I wonder how obliged the very beautiful are to be sweet. Or perhaps I ought to qualify that - I wonder how obliged a certain type of beautiful woman is to be sweet - in much the same way another type of beautiful woman is obliged to accept the judgment that she's mean, or stuck up or stupid. Nobody could ever accuse B (of the funeral) of being stuck up, but also, she didn't have that sort of beauty. She was more the heavenly Madonna beauty than the fashion model beauty.

I think of all the things Princess Diana was expected to be. It really didn't matter what she really was like so long as she fulfilled the public's expectations. Ordinary looking people, especially ones living in ordinary circumstances, don't have to live up to much - mostly you get to reveal yourself as you want to be seen and people accept or reject you based on what you offer. But the unusually beautiful, like the unusually ugly, have extra burdens, I believe.

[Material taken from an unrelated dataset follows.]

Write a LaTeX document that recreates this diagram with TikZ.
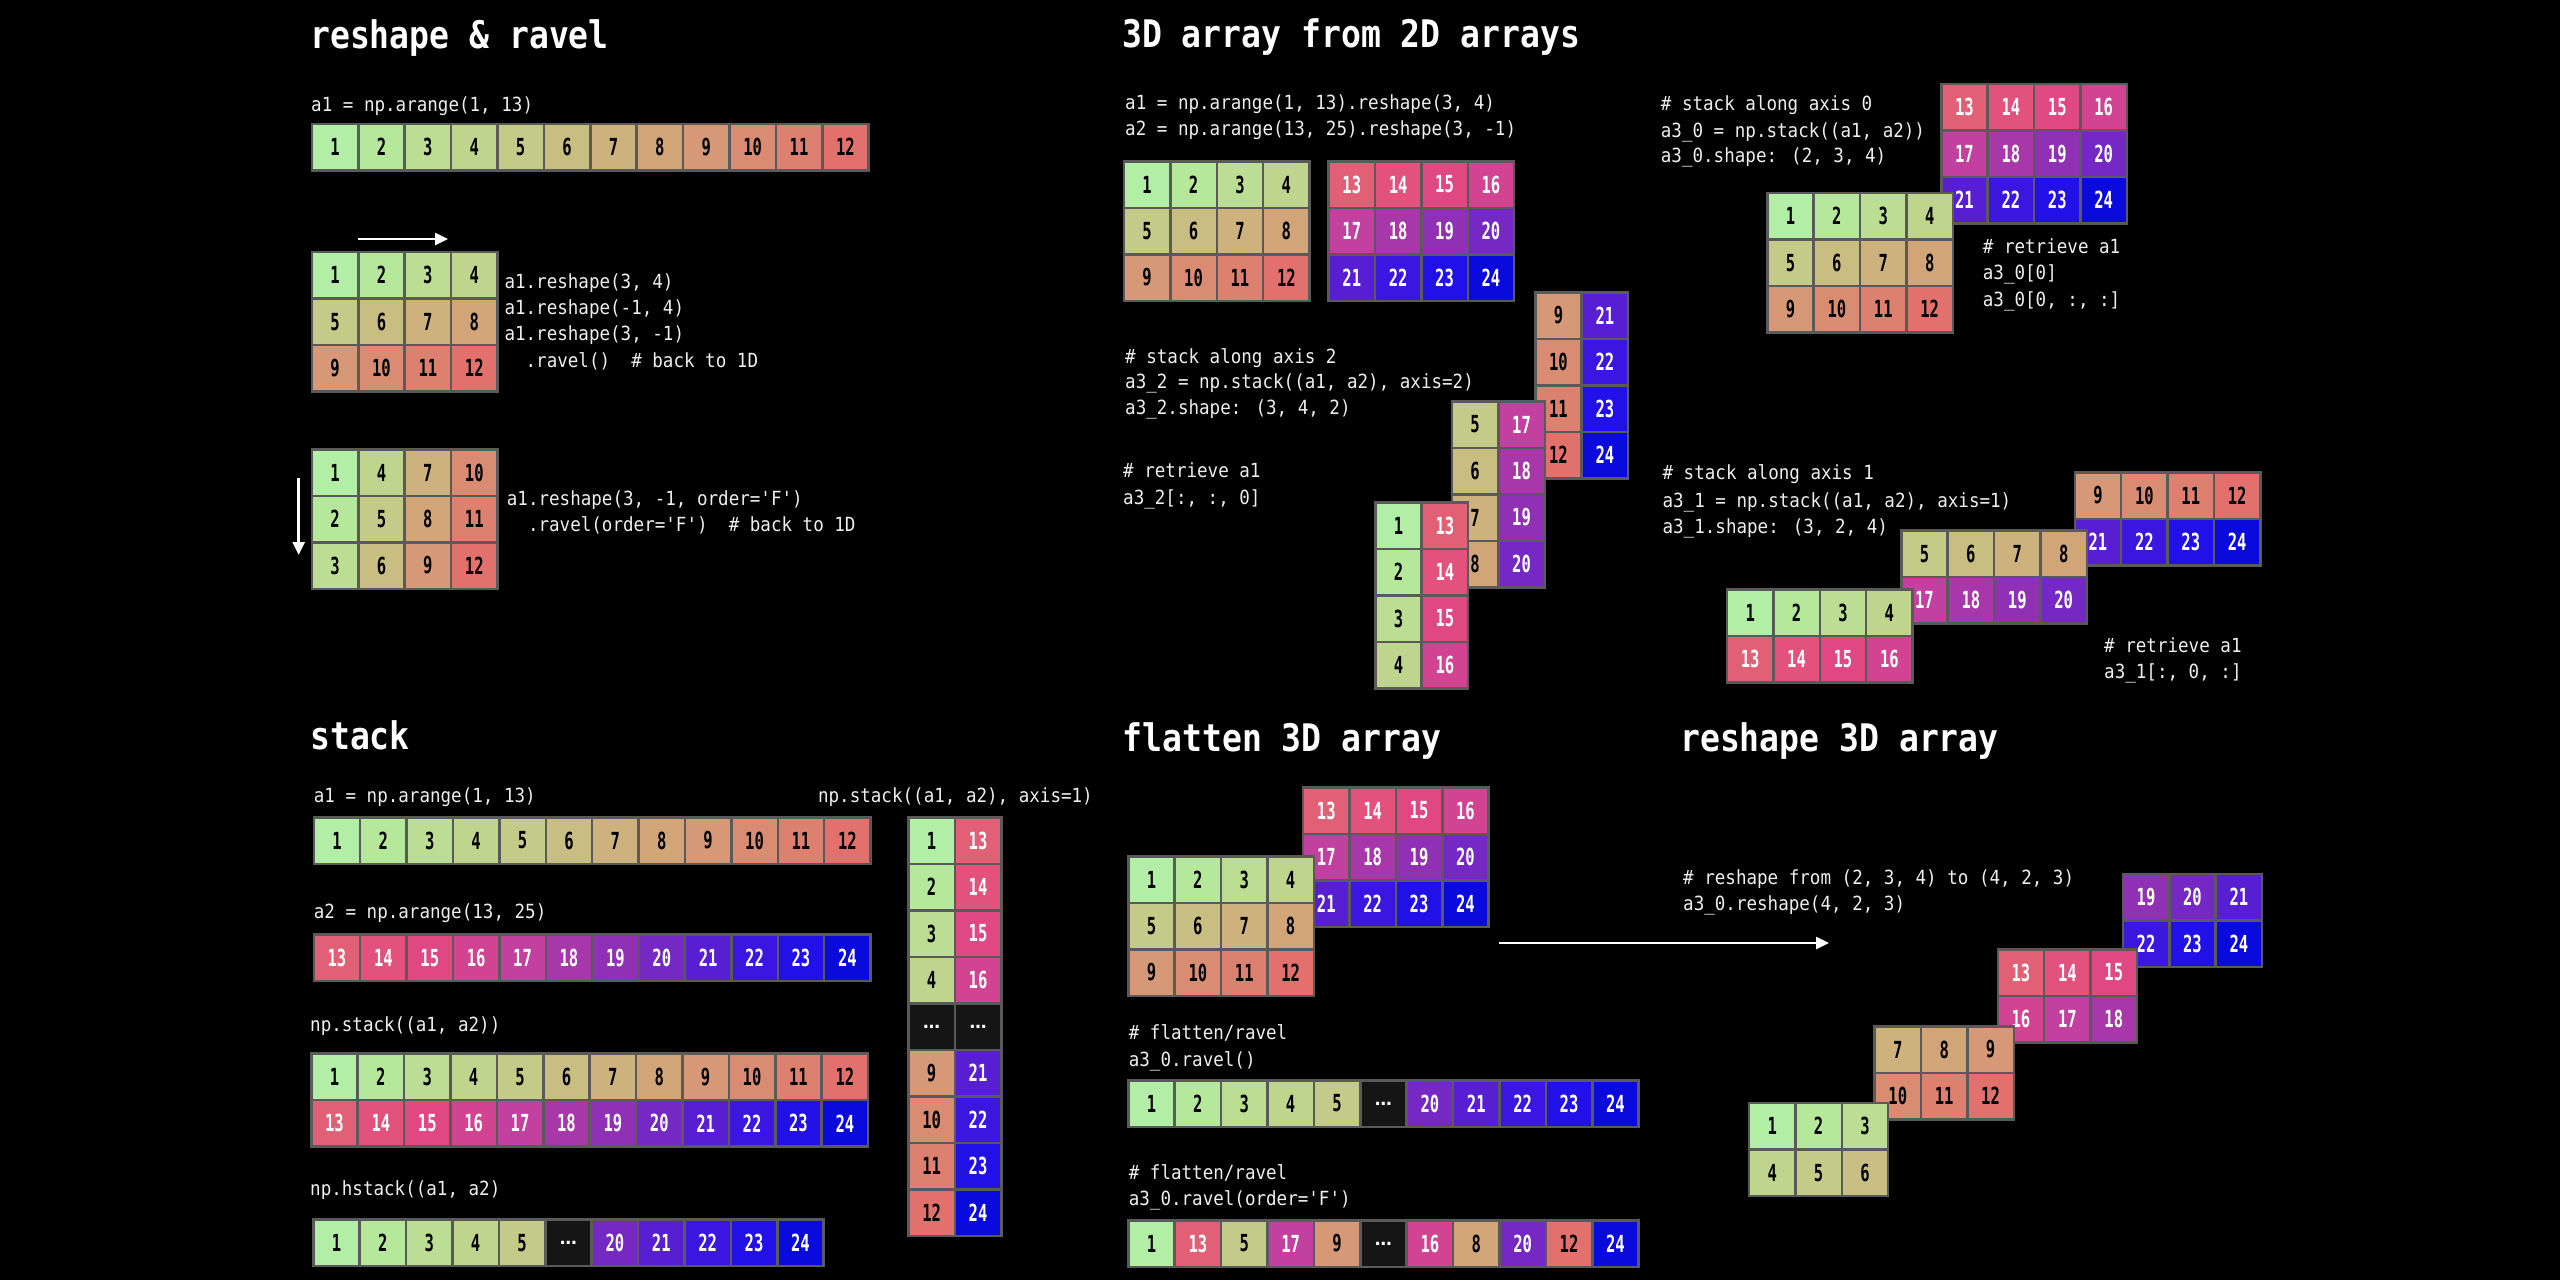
\documentclass[tikz,border=0pt]{standalone}
\usepackage{fontspec}
\usetikzlibrary{arrows.meta}
\newfontfamily\codefam[FakeStretch=0.9]{DejaVu Sans Mono}
\newfontfamily\titlefam[FakeStretch=0.87]{DejaVu Sans Mono}
\newfontfamily\numfam[FakeStretch=0.66]{DejaVu Sans Mono}
\newfontfamily\dotsfam{DejaVu Sans}
\newcommand\codefont{\codefam\fontsize{19.5}{26}\selectfont}
\newcommand\titlefont{\titlefam\bfseries\fontsize{38}{44}\selectfont}
\newcommand\numfont{\numfam\bfseries\fontsize{23.5}{26}\selectfont}
\definecolor{c0}{HTML}{151515}
\definecolor{c1}{HTML}{B2EEA5}
\definecolor{c2}{HTML}{B6E89C}
\definecolor{c3}{HTML}{BCDE94}
\definecolor{c4}{HTML}{BFD48C}
\definecolor{c5}{HTML}{C4CA87}
\definecolor{c6}{HTML}{C8BE82}
\definecolor{c7}{HTML}{CDB27D}
\definecolor{c8}{HTML}{D2A578}
\definecolor{c9}{HTML}{D69876}
\definecolor{c10}{HTML}{DA8C73}
\definecolor{c11}{HTML}{DE8070}
\definecolor{c12}{HTML}{E2706C}
\definecolor{c13}{HTML}{E26076}
\definecolor{c14}{HTML}{E2527C}
\definecolor{c15}{HTML}{E04882}
\definecolor{c16}{HTML}{D24491}
\definecolor{c17}{HTML}{C240A0}
\definecolor{c18}{HTML}{A838AA}
\definecolor{c19}{HTML}{9030B4}
\definecolor{c20}{HTML}{7628C4}
\definecolor{c21}{HTML}{581ED2}
\definecolor{c22}{HTML}{3A16E0}
\definecolor{c23}{HTML}{2210E8}
\definecolor{c24}{HTML}{0A0ADC}
\definecolor{cellborder}{HTML}{5A5A5A}
\definecolor{codecol}{HTML}{EEEEEE}
\def\cellw{46.4}
\def\cellh{46.5}
\newcommand\celltxt[1]{\ifnum#1=0 \raisebox{-4pt}{\dotsfam\bfseries\fontsize{17}{19}\selectfont …}\else#1\fi}
\tikzset{
  cell/.style={draw=cellborder, line width=2.5pt, minimum width=\cellw pt,
    minimum height=\cellh pt, inner sep=0pt, anchor=north west, font=\numfont},
  cellc/.code={\pgfkeysalso{fill=c#1}%
    \ifnum#1>12\relax\pgfkeysalso{text=white}\else
    \ifnum#1=0\relax\pgfkeysalso{text=white}\else\pgfkeysalso{text=black}\fi\fi},
  code/.style={font=\codefont, text=codecol, anchor=base west, inner sep=0pt},
  title/.style={font=\titlefont, text=white, anchor=base west, inner sep=0pt},
  arr/.style={draw=white, line width=2.5pt, -{Triangle[length=13pt,width=12pt]}}
}
\newcommand\cellrow[4]{%
  \foreach \v [count=\i] in {#4} {
    \node[cell, cellc=\v] (#1-\i) at ({#2+(\i-1)*\cellw},{#3}) {\celltxt{\v}};
  }}
\newcommand\cellgrid[4]{%
  \foreach \rl [count=\r] in {#4} {
    \foreach \v [count=\c] in \rl {
      \node[cell, cellc=\v] (#1-\r-\c) at ({#2+(\c-1)*\cellw},{#3+(\r-1)*\cellh}) {\celltxt{\v}};
    }}}
\begin{document}
\begin{tikzpicture}[x=1pt, y=-1pt]
\fill[black] (0,0) rectangle (2560,1280);
\useasboundingbox (0,0) rectangle (2560,1280);

% ---------- reshape & ravel ----------
\node[title] (ttl1) at (310,48) {reshape \& ravel};
\node[code] (s1a) at (311,111) {a1 = np.arange(1, 13)};
\cellrow{r1}{310.6}{122.7}{1,2,3,4,5,6,7,8,9,10,11,12}
\coordinate (ar1a) at (358,239);
\coordinate (ar1b) at (448,239);
\draw[arr] (ar1a) -- (ar1b);
\cellgrid{g1}{310.6}{250.7}{{1,2,3,4},{5,6,7,8},{9,10,11,12}}
\node[code] (s1b) at (504.3,288) {a1.reshape(3, 4)};
\node[code] (s1c) at (504.3,314) {a1.reshape(-1, 4)};
\node[code] (s1d) at (504.3,340) {a1.reshape(3, -1)};
\node[code] (s1e) at (504.3,367) {~~.ravel()~~\# back to 1D};
\cellgrid{g2}{310.6}{448}{{1,4,7,10},{2,5,8,11},{3,6,9,12}}
\coordinate (ar2a) at (298.7,478);
\coordinate (ar2b) at (298.7,555);
\draw[arr] (ar2a) -- (ar2b);
\node[code] (s1f) at (506.7,505) {a1.reshape(3, -1, order='F')};
\node[code] (s1g) at (506.7,531) {~~.ravel(order='F')~~\# back to 1D};

% ---------- 3D array from 2D arrays ----------
\node[title] (ttl2) at (1122,47) {3D array from 2D arrays};
\node[code] (s2a) at (1125,109) {a1 = np.arange(1, 13).reshape(3, 4)};
\node[code] (s2b) at (1125,135) {a2 = np.arange(13, 25).reshape(3, -1)};
\cellgrid{g3}{1122.7}{160}{{1,2,3,4},{5,6,7,8},{9,10,11,12}}
\cellgrid{g4}{1327.3}{160}{{13,14,15,16},{17,18,19,20},{21,22,23,24}}
% axis 2
\node[code] (s2c) at (1125,363) {\# stack along axis 2};
\node[code] (s2d) at (1125,388) {a3\_2 = np.stack((a1, a2), axis=2)};
\node[code] (s2e) at (1125,414) {a3\_2.shape: (3, 4, 2)};
\node[code] (s2f) at (1123,477) {\# retrieve a1};
\node[code] (s2g) at (1123,504) {a3\_2[:, :, 0]};
\cellgrid{g5}{1534}{291}{{9,21},{10,22},{11,23},{12,24}}
\cellgrid{g6}{1450.7}{400}{{5,17},{6,18},{7,19},{8,20}}
\cellgrid{g7}{1374}{501}{{1,13},{2,14},{3,15},{4,16}}
% axis 0
\node[code] (s2h) at (1660.7,110) {\# stack along axis 0};
\node[code] (s2i) at (1660.7,137) {a3\_0 = np.stack((a1, a2))};
\node[code] (s2j) at (1660.7,162) {a3\_0.shape: (2, 3, 4)};
\cellgrid{g8}{1940}{82.7}{{13,14,15,16},{17,18,19,20},{21,22,23,24}}
\cellgrid{g9}{1766}{191.7}{{1,2,3,4},{5,6,7,8},{9,10,11,12}}
\node[code] (s2k) at (1982.7,253) {\# retrieve a1};
\node[code] (s2l) at (1982.7,279) {a3\_0[0]};
\node[code] (s2m) at (1982.7,306) {a3\_0[0, :, :]};
% axis 1
\node[code] (s2n) at (1662.4,479) {\# stack along axis 1};
\node[code] (s2o) at (1662.4,507) {a3\_1 = np.stack((a1, a2), axis=1)};
\node[code] (s2p) at (1662.4,533) {a3\_1.shape: (3, 2, 4)};
\cellgrid{g10}{2073.5}{471}{{9,10,11,12},{21,22,23,24}}
\cellgrid{g11}{1900}{529.3}{{5,6,7,8},{17,18,19,20}}
\cellgrid{g12}{1725.7}{588.3}{{1,2,3,4},{13,14,15,16}}
\node[code] (s2q) at (2104,652) {\# retrieve a1};
\node[code] (s2r) at (2104,678) {a3\_1[:, 0, :]};

% ---------- stack ----------
\node[title] (ttl3) at (310,749) {stack};
\node[code] (s3a) at (313.7,802) {a1 = np.arange(1, 13)};
\cellrow{r2}{312.5}{816}{1,2,3,4,5,6,7,8,9,10,11,12}
\node[code] (s3b) at (313.7,918) {a2 = np.arange(13, 25)};
\cellrow{r3}{312.5}{933.3}{13,14,15,16,17,18,19,20,21,22,23,24}
\node[code] (s3c) at (310,1031) {np.stack((a1, a2))};
\cellgrid{g13}{310}{1052.3}{{1,2,3,4,5,6,7,8,9,10,11,12},{13,14,15,16,17,18,19,20,21,22,23,24}}
\node[code] (s3d) at (310,1195) {np.hstack((a1, a2)};
\cellrow{r4}{312}{1218.3}{1,2,3,4,5,0,20,21,22,23,24}
\node[code] (s3e) at (817.9,802) {np.stack((a1, a2), axis=1)};
\cellgrid{g14}{907.2}{816}{{1,13},{2,14},{3,15},{4,16},{0,0},{9,21},{10,22},{11,23},{12,24}}

% ---------- flatten 3D array ----------
\node[title] (ttl4) at (1122.5,751) {flatten 3D array};
\cellgrid{g15}{1301.8}{786}{{13,14,15,16},{17,18,19,20},{21,22,23,24}}
\cellgrid{g16}{1127}{855}{{1,2,3,4},{5,6,7,8},{9,10,11,12}}
\coordinate (ar3a) at (1499,943);
\coordinate (ar3b) at (1829,943);
\draw[arr] (ar3a) -- (ar3b);
\node[code] (s4a) at (1128.6,1039) {\# flatten/ravel};
\node[code] (s4b) at (1128.6,1066) {a3\_0.ravel()};
\cellrow{r5}{1127}{1079}{1,2,3,4,5,0,20,21,22,23,24}
\node[code] (s4c) at (1128.6,1179) {\# flatten/ravel};
\node[code] (s4d) at (1128.6,1205) {a3\_0.ravel(order='F')};
\cellrow{r6}{1127}{1219}{1,13,5,17,9,0,16,8,20,12,24}

% ---------- reshape 3D array ----------
\node[title] (ttl5) at (1680,751) {reshape 3D array};
\node[code] (s5a) at (1683,884) {\# reshape from (2, 3, 4) to (4, 2, 3)};
\node[code] (s5b) at (1683,910) {a3\_0.reshape(4, 2, 3)};
\cellgrid{g17}{2121.6}{872.7}{{19,20,21},{22,23,24}}
\cellgrid{g18}{1996.5}{948}{{13,14,15},{16,17,18}}
\cellgrid{g19}{1873.3}{1025}{{7,8,9},{10,11,12}}
\cellgrid{g20}{1747.7}{1101.7}{{1,2,3},{4,5,6}}
\end{tikzpicture}
\end{document}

BD asked for my observations on the long sweet drive home, (for he always takes the back roads). Other than personal comments on individuals, the biggest thing I noticed was that we are becoming the older generation. That layer of people between youth and death. One woman who's worn baby doll dresses all the years I've known her is finally putting aside peter pan collars and puffed sleeves. All the men are either bald or gray. Funny, their voices are still the same, so when you hear someone you haven't seen in a while speaking behind you, you get a shock when you turn around and see his dad - only it's not his dad - he's just gotten old.

So. My life has been a long passage in the same place. I've watched us all, young hopefuls with bright eyes, now we are the stately matrons and patriarchs (or the burdensome parents or even the SOB's who run things ... into the ground). One day we'll be the frail old sticks, balancing precariously at the edge of life. And then we will be the subjects of funny stories told in parish halls and Sunday school rooms. A few of us will have left public legacies, all of us will have bequeathed personal ones.

It is all a big circle - a sweeping curve from dawn to dusk, like the sun's chariot race across the sky.

Good-bye Becky. I'll see you soon enough.